In Ken’s view, the future of boat building and boat maintenance is bright even if the number of fishing boats to work on is decreasing.
The wooden vessel standing in the yard next to ocean harvest is a tugboat – one of the last wooden tugboats around, and the pride that the shipwrights working on it have in their work is evident. Plus, from Ken’s perspective there will always be boats on the coast of one type or another, and in his view, as the area opens up to tourism and recreational boaters the future for skilled workers in this area is bright.
Craft Is Key
The story of Tarkenan's success is not one of technology, but of craftsmanship, and a profound belief that the highest level of craftsmanship and expertise in the area of boatbuilding and maintenance will always be in demand.
One thing underscores Ken’s faith in the future of the business more than any other – how happy he is that his son Robert works alongside him.

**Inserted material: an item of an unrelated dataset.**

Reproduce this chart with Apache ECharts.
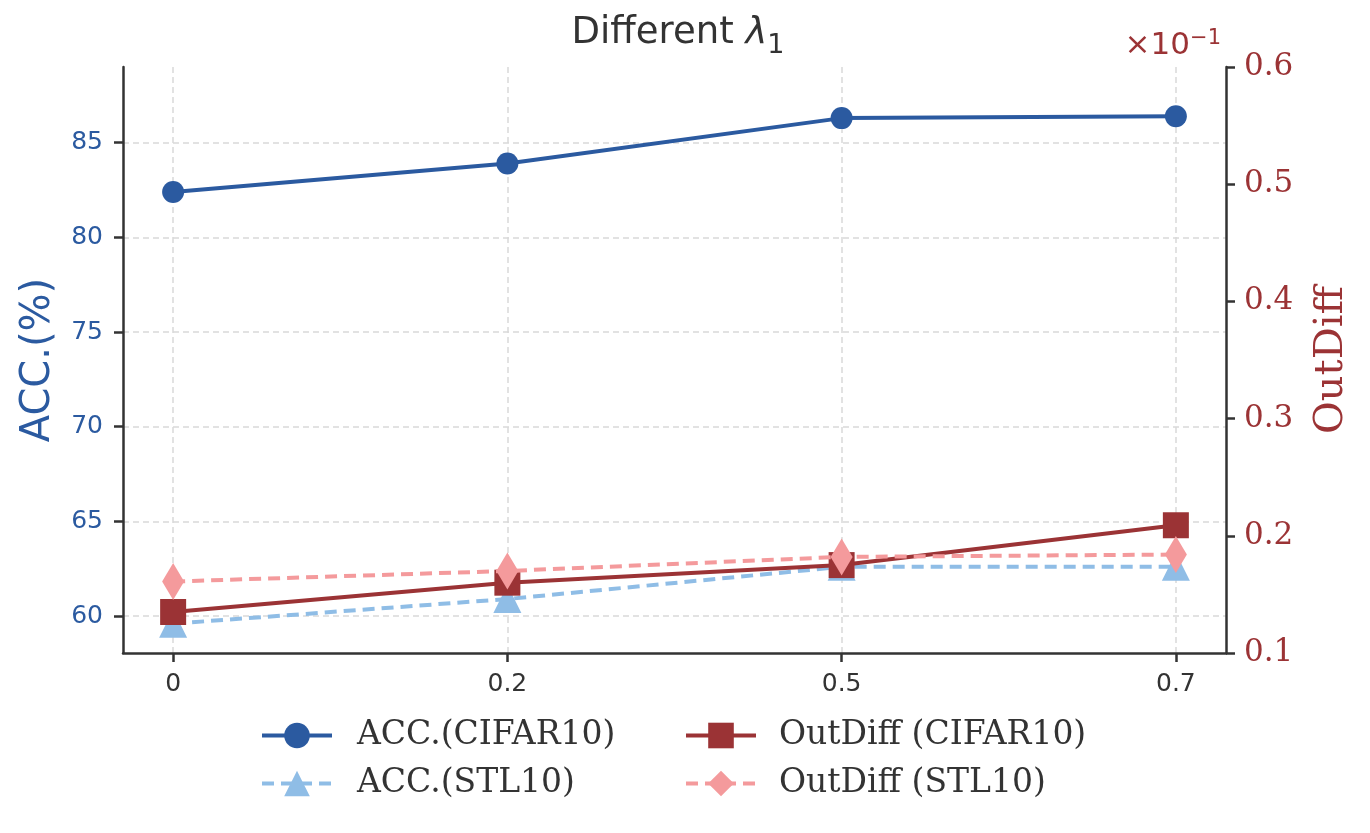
<!DOCTYPE html>
<html>
<head>
<meta charset="utf-8">
<script src="https://cdn.jsdelivr.net/npm/echarts@6/dist/echarts.min.js"></script>
<style>html,body{margin:0;padding:0;background:#fff}#c{width:1370px;height:833px}</style>
</head>
<body>
<div id="c"></div>
<script>
const categories = ['0', '0.2', '0.5', '0.7'];
const accCifar = [82.4, 83.9, 86.3, 86.4];
const accStl = [59.6, 60.9, 62.6, 62.6];
const outCifar = [0.135, 0.160, 0.175, 0.209];
const outStl = [0.161, 0.170, 0.182, 0.184];
const accTicks = [60, 65, 70, 75, 80, 85];

const BLUE = '#2b5aa0', LBLUE = '#8fbde6', RED = '#9b3335', PINK = '#f49a9c', DARK = '#333333';
const pts = arr => arr.map((v, i) => [i, v]);
const GRIDLINE = { show: true, lineStyle: { color: '#d9d9d9', type: [6, 4], width: 1.5 } };

const chart = echarts.init(document.getElementById('c'));
chart.setOption({
  animation: false,
  backgroundColor: '#fff',
  title: {
    text: '{a|Different }{l|λ}{s|1}',
    left: 673, top: 3, textAlign: 'center',
    textStyle: { rich: {
      a: { fontFamily: 'DejaVu Sans', fontSize: 37, lineHeight: 51, fontWeight: 'normal', color: DARK },
      l: { fontFamily: 'DejaVu Sans', fontSize: 37, lineHeight: 51, fontWeight: 'normal', fontStyle: 'italic', color: DARK },
      s: { fontFamily: 'DejaVu Sans', fontSize: 27, lineHeight: 27, fontWeight: 'normal', verticalAlign: 'bottom', color: DARK }
    } }
  },
  graphic: [{
    type: 'text', x: 1221, y: 28,
    style: {
      text: '{a|×10}{b|−1}', align: 'right', verticalAlign: 'top',
      rich: {
        a: { fontFamily: 'DejaVu Sans', fontSize: 31, lineHeight: 36, fill: RED, color: RED },
        b: { fontFamily: 'DejaVu Sans', fontSize: 21, lineHeight: 21, verticalAlign: 'top', fill: RED, color: RED }
      }
    }
  }],
  grid: { left: 123, right: 144, top: 67, bottom: 180 },
  xAxis: {
    type: 'value', min: -0.15, max: 3.15,
    axisLine: { show: true, onZero: false, lineStyle: { color: DARK, width: 2.5 } },
    axisTick: { show: true, length: 9, lineStyle: { color: DARK, width: 2.5 }, customValues: [0, 1, 2, 3] },
    axisLabel: { customValues: [0, 1, 2, 3], formatter: v => categories[Math.round(v)], margin: 19,
      fontFamily: 'DejaVu Sans', fontSize: 25, color: DARK },
    splitLine: GRIDLINE
  },
  yAxis: [{
    type: 'value', min: 58.05, max: 89.0, position: 'left',
    name: 'ACC.(%)', nameLocation: 'middle', nameGap: 64,
    nameTextStyle: { fontFamily: 'DejaVu Sans', fontSize: 40, color: BLUE },
    axisLine: { show: true, onZero: false, lineStyle: { color: DARK, width: 2.5 } },
    axisTick: { show: true, length: 9, lineStyle: { color: DARK, width: 2.5 }, customValues: accTicks },
    axisLabel: { customValues: accTicks, margin: 20, fontFamily: 'DejaVu Sans', fontSize: 25, color: BLUE },
    splitLine: GRIDLINE
  }, {
    type: 'value', min: 0.1, max: 0.6, interval: 0.1, position: 'right',
    name: 'OutDiff', nameLocation: 'middle', nameGap: 86,
    nameTextStyle: { fontFamily: 'DejaVu Serif', fontSize: 40, color: RED },
    axisLine: { show: true, onZero: false, lineStyle: { color: DARK, width: 2.5 } },
    axisTick: { show: true, length: 9, lineStyle: { color: DARK, width: 2.5 } },
    axisLabel: { formatter: v => v.toFixed(1), margin: 18, fontFamily: 'DejaVu Serif', fontSize: 31, color: RED },
    splitLine: { show: false }
  }],
  legend: [{
    orient: 'vertical', left: 255, top: 714, itemWidth: 70, itemHeight: 32, itemGap: 15,
    data: ['ACC.(CIFAR10)', 'ACC.(STL10)'],
    lineStyle: { width: 4 },
    textStyle: { fontFamily: 'DejaVu Serif', fontSize: 33, color: DARK, padding: [0, 0, 0, 20] }
  }, {
    orient: 'vertical', left: 679, top: 714, itemWidth: 70, itemHeight: 32, itemGap: 15,
    data: ['OutDiff (CIFAR10)', 'OutDiff (STL10)'],
    lineStyle: { width: 4 },
    textStyle: { fontFamily: 'DejaVu Serif', fontSize: 33, color: DARK, padding: [0, 0, 0, 18] }
  }],
  series: [{
    name: 'ACC.(CIFAR10)', type: 'line', yAxisIndex: 0, data: pts(accCifar),
    symbol: 'circle', symbolSize: 22, z: 2,
    lineStyle: { color: BLUE, width: 4 }, itemStyle: { color: BLUE }
  }, {
    name: 'ACC.(STL10)', type: 'line', yAxisIndex: 0, data: pts(accStl),
    symbol: 'triangle', symbolSize: 28, z: 3,
    lineStyle: { color: LBLUE, width: 4, type: [12, 7] }, itemStyle: { color: LBLUE }
  }, {
    name: 'OutDiff (CIFAR10)', type: 'line', yAxisIndex: 1, data: pts(outCifar),
    symbol: 'rect', symbolSize: 26, z: 4,
    lineStyle: { color: RED, width: 4 }, itemStyle: { color: RED }
  }, {
    name: 'OutDiff (STL10)', type: 'line', yAxisIndex: 1, data: pts(outStl),
    symbol: 'diamond', symbolSize: [22, 37], z: 5,
    lineStyle: { color: PINK, width: 4, type: [12, 7] }, itemStyle: { color: PINK }
  }]
});
</script>
</body>
</html>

Robert is equally enthusiastic about the future of the business and proud to be a part of things.
There was a fire at the yard a few years ago. No-one was hurt, but it gutted one entire shed on the property and hurt the business. That shed has been replaced with a brand new one, full of activity, the sound of power tools and the sweet aroma of milled timber. One more affirmation that Tarkanen’s is not only thriving but confident in investing what it needs to for the future. A future that includes profits but also opportunities for the local community that span generations. It's inspiring stuff.
Hopefully, with improved legislation, the BC fishing industry can be rescued and fish stocks maintained. The conversations that I had with Ken and Robert and the others at the yard were a reminder that while the goal of revitalizing the fishing industry in BC is massively important, there are other aspects of the economic life of coastal communities that, while small, are already bright, and that people living in communities of all kinds can bridge generations and find different paths to a prosperous future.
An important thing to care about if you care about the health of the world's oceans.